P&N Bank will realise A$5 million savings from bcu once the two mutual ADIs merger in November.
P&N and bcu yesterday released merger documents to members, with votes set for late October on a plan that will form a mutual bank with $6 billion in assets, meaning it will be the eighth largest mutual ADI in Australia.
The new P&N Bank Board will comprise 10 directors, with Paul Gabb to continue as chair and Steve Targett from bcu as deputy.
Andrew Hadley will be CEO. Alan Butler, CEO of bcu, will leave the business, while all other bcu staff will retain employment.
The current brands of bcu and P&N Bank will be retained, “and an umbrella brand may be adopted in the future to create a model for further industry consolidation” an expert’s report by Grant Samuel in the merger document for bcu makes clear.
The head office of P&N Bank will be in Perth, and the head offices of bcu in Coffs Harbour and Brisbane “will be retained as organisational hubs for the bcu business” of the new P&N.
No bcu stores or P&N Bank branches will be closed as a result of the merger.
The pro-forma net profit for the combined ADI for the half year to December 2018 was $1.03 million, compared with $22.8 million for the year to June.
In the short term margins may be lower, given P&N “has committed to use a material portion of the cost savings to remove banking fees on certain products [and] pay higher interest rates on certain P&N Bank transaction and savings accounts.”
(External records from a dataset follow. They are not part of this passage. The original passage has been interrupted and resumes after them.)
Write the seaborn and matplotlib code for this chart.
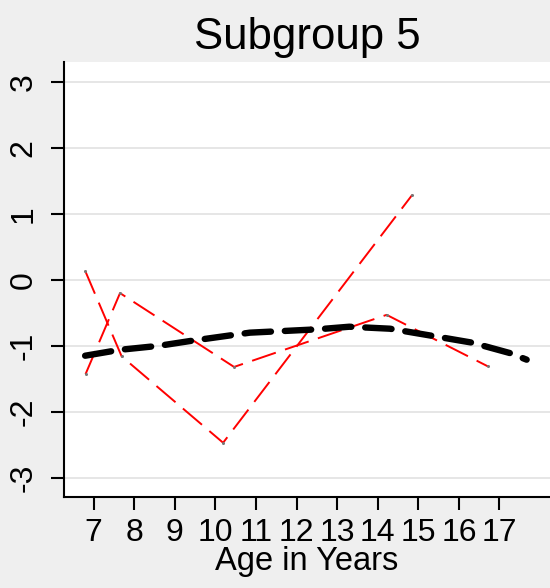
import matplotlib
matplotlib.use('Agg')
import matplotlib.pyplot as plt
import pandas as pd
import seaborn as sns

# individual trajectories (red) and the fitted mean curve (black)
age_a = [6.79, 7.69, 10.19, 14.85]
score_a = [0.14, -1.16, -2.47, 1.29]

age_b = [6.80, 7.65, 10.46, 14.22, 16.71]
score_b = [-1.43, -0.20, -1.32, -0.53, -1.31]

age_fit = [6.79, 7.65, 8.6, 9.45, 10.85, 12.5, 13.3, 14.3, 15.36, 16.31, 17.26, 17.67]
score_fit = [-1.15, -1.06, -1.0, -0.92, -0.8, -0.75, -0.71, -0.74, -0.85, -0.95, -1.11, -1.21]

x_ticks = list(range(7, 18))
y_ticks = [-3, -2, -1, 0, 1, 2, 3]

df_a = pd.DataFrame({'age': age_a, 'score': score_a})
df_b = pd.DataFrame({'age': age_b, 'score': score_b})
df_fit = pd.DataFrame({'age': age_fit, 'score': score_fit})

sns.set_style('white', {'axes.facecolor': 'white', 'axes.edgecolor': 'black',
                        'text.color': 'black', 'xtick.color': 'black',
                        'ytick.color': 'black', 'axes.labelcolor': 'black'})
plt.rcParams['font.family'] = ['Liberation Sans', 'DejaVu Sans']
plt.rcParams['lines.scale_dashes'] = False
plt.rcParams['axes.unicode_minus'] = False

fig, ax = plt.subplots(figsize=(5.5, 5.88), dpi=100)
fig.patch.set_facecolor('#efefef')
fig.subplots_adjust(left=0.1164, right=1.0, bottom=0.154, top=0.895)

for d in (df_a, df_b):
    sns.lineplot(data=d, x='age', y='score', sort=False, estimator=None, ax=ax,
                 color='red', linewidth=1.4, linestyle=(0, (18, 7)),
                 marker='o', markersize=2.2, markerfacecolor='#777777',
                 markeredgewidth=0)

sns.lineplot(data=df_fit, x='age', y='score', sort=False, estimator=None, ax=ax,
             color='black', linewidth=4.6, linestyle=(0, (19, 10)),
             dash_capstyle='round', solid_capstyle='round')

ax.set_xlim(6.27, 18.245)
ax.set_ylim(-3.3, 3.31)
ax.set_xticks(x_ticks)
ax.set_yticks(y_ticks)
ax.yaxis.grid(True, color='#e6e6e6', linewidth=1.4)
ax.xaxis.grid(False)
ax.set_axisbelow(True)

for s in ('top', 'right'):
    ax.spines[s].set_visible(False)
for s in ('left', 'bottom'):
    ax.spines[s].set_linewidth(1.5)

ax.tick_params(axis='both', which='major', direction='out', length=9.5,
               width=1.5, color='black', labelsize=23, bottom=True, left=True)
ax.tick_params(axis='y', pad=9)
ax.tick_params(axis='x', pad=5)
for lab in ax.get_yticklabels():
    lab.set_rotation(90)
    lab.set_va('center')

ax.set_title('Subgroup 5', fontsize=31.5, pad=9)
ax.set_xlabel('Age in Years', fontsize=23.5, labelpad=-1)
ax.set_ylabel('')

fig.savefig('out.png', dpi=100, facecolor=fig.get_facecolor())
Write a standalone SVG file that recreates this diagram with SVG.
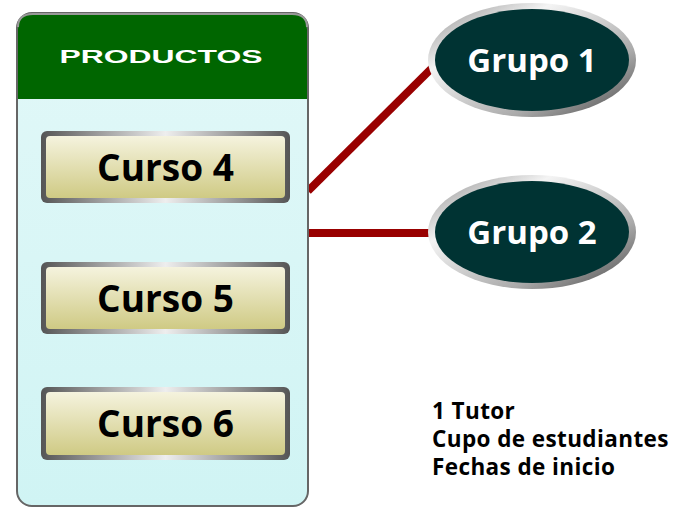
<svg xmlns="http://www.w3.org/2000/svg" width="681" height="508" viewBox="0 0 681 508">
<defs>
<style>
.curso{font-family:"Open Sans","Liberation Sans",sans-serif;font-weight:bold;font-size:37px;fill:#000;text-anchor:middle}
.grupo{font-family:"Open Sans","Liberation Sans",sans-serif;font-weight:bold;font-size:33px;fill:#fff;text-anchor:middle}
.note{font-family:"Open Sans","Liberation Sans",sans-serif;font-weight:bold;font-size:22.5px;letter-spacing:0.4px;fill:#000}
.conn{stroke:#990000;stroke-width:8;fill:none}
</style>
<linearGradient id="panelG" x1="0" y1="0" x2="0" y2="1">
<stop offset="0" stop-color="#e2f8f8"/><stop offset="1" stop-color="#d0f4f4"/>
</linearGradient>
<linearGradient id="metal" x1="0" y1="0" x2="1" y2="0">
<stop offset="0" stop-color="#555"/><stop offset="0.5" stop-color="#eee"/><stop offset="1" stop-color="#555"/>
</linearGradient>
<linearGradient id="cursoFill" x1="0" y1="0" x2="0" y2="1">
<stop offset="0" stop-color="#f5f3de"/><stop offset="1" stop-color="#cfca84"/>
</linearGradient>
<linearGradient id="ring" x1="0" y1="0" x2="1" y2="1">
<stop offset="0" stop-color="#888"/><stop offset="0.3" stop-color="#f4f4f4"/><stop offset="0.7" stop-color="#aaa"/><stop offset="1" stop-color="#444"/>
</linearGradient>
</defs>
<rect width="681" height="508" fill="#fff"/>
<g id="connectors">
<line class="conn" x1="308" y1="191" x2="434" y2="66"/>
<line class="conn" x1="308" y1="233" x2="432" y2="233"/>
</g>
<g id="productos">
<rect x="17" y="13" width="291" height="493" rx="15" fill="url(#panelG)" stroke="#666" stroke-width="2"/>
<path d="M18 99 V29 Q18 14 33 14 H292 Q307 14 307 29 V99 Z" fill="#006600"/>
<path d="M18 27 Q18 14 33 14 H292 Q307 14 307 27" fill="none" stroke="#999" stroke-width="2"/>
<text x="161" y="63" font-family="'Liberation Sans',Arial,sans-serif" font-weight="bold" font-size="19" fill="#fff" text-anchor="middle" textLength="203" lengthAdjust="spacingAndGlyphs">PRODUCTOS</text>
</g>
<g id="curso4">
<rect x="41" y="131" width="249" height="72" rx="6" fill="url(#metal)"/>
<rect x="46" y="136" width="239" height="62" rx="4" fill="url(#cursoFill)"/>
<text class="curso" x="165.5" y="181">Curso 4</text>
</g>
<g id="curso5">
<rect x="41" y="262" width="249" height="72" rx="6" fill="url(#metal)"/>
<rect x="46" y="267" width="239" height="62" rx="4" fill="url(#cursoFill)"/>
<text class="curso" x="165.5" y="312">Curso 5</text>
</g>
<g id="curso6">
<rect x="41" y="387" width="249" height="73" rx="6" fill="url(#metal)"/>
<rect x="46" y="392" width="239" height="63" rx="4" fill="url(#cursoFill)"/>
<text class="curso" x="165.5" y="437">Curso 6</text>
</g>
<g id="grupo1">
<ellipse cx="532" cy="60" rx="104" ry="57" fill="url(#ring)"/>
<ellipse cx="532" cy="60" rx="97" ry="51" fill="#003333"/>
<text class="grupo" x="532" y="72">Grupo 1</text>
</g>
<g id="grupo2">
<ellipse cx="532" cy="232" rx="104" ry="57" fill="url(#ring)"/>
<ellipse cx="532" cy="232" rx="97" ry="51" fill="#003333"/>
<text class="grupo" x="532" y="244">Grupo 2</text>
</g>
<g id="notes">
<text class="note" x="432" y="419">1 Tutor</text>
<text class="note" x="432" y="447">Cupo de estudiantes</text>
<text class="note" x="432" y="475">Fechas de inicio</text>
</g>
</svg>
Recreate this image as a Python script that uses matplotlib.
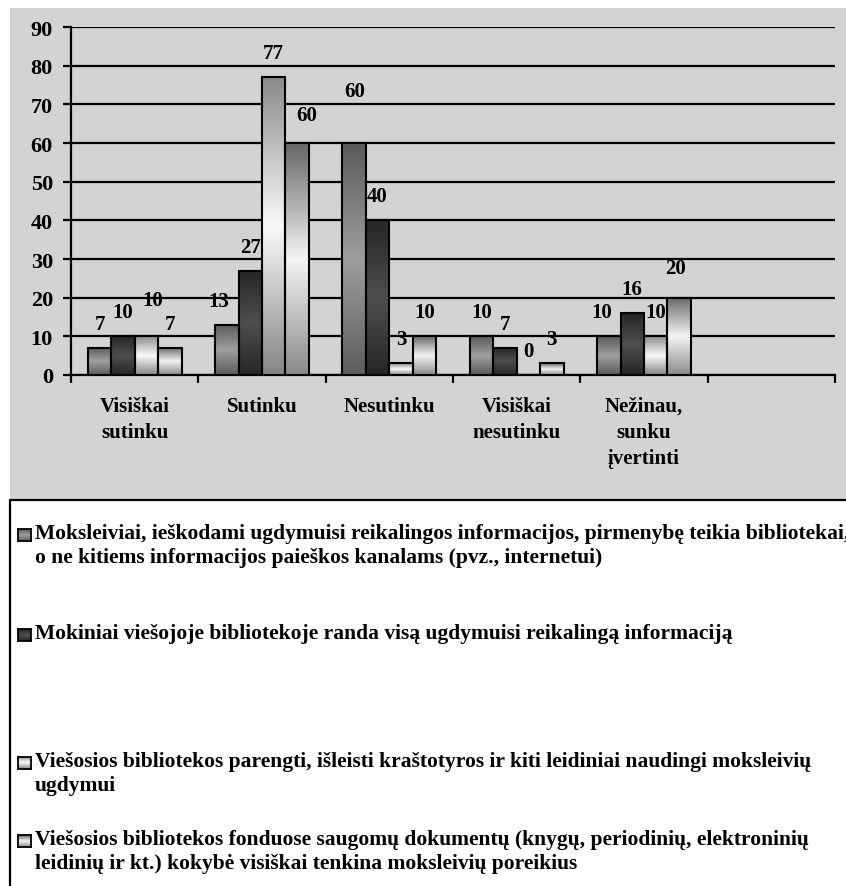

Retail deposits will represent 85 per cent of total funding.
As with most ADI mergers, economies of scale are central to the rationale for the union.
“While bcu’s business should be sustainable in the medium term, it will face increasing pressures on a standalone basis,” Samuel said.
“In particular, bcu’s lack of scale and the requirement for ongoing investment in regulatory and mandatory technological change has meant that it does not have the necessary resources (staff and funding) required to develop and maintain an attractive banking offer (including digital).”
P&N, for their part, said 40 per cent of their investment spend has been on compliance and “mandated” projects.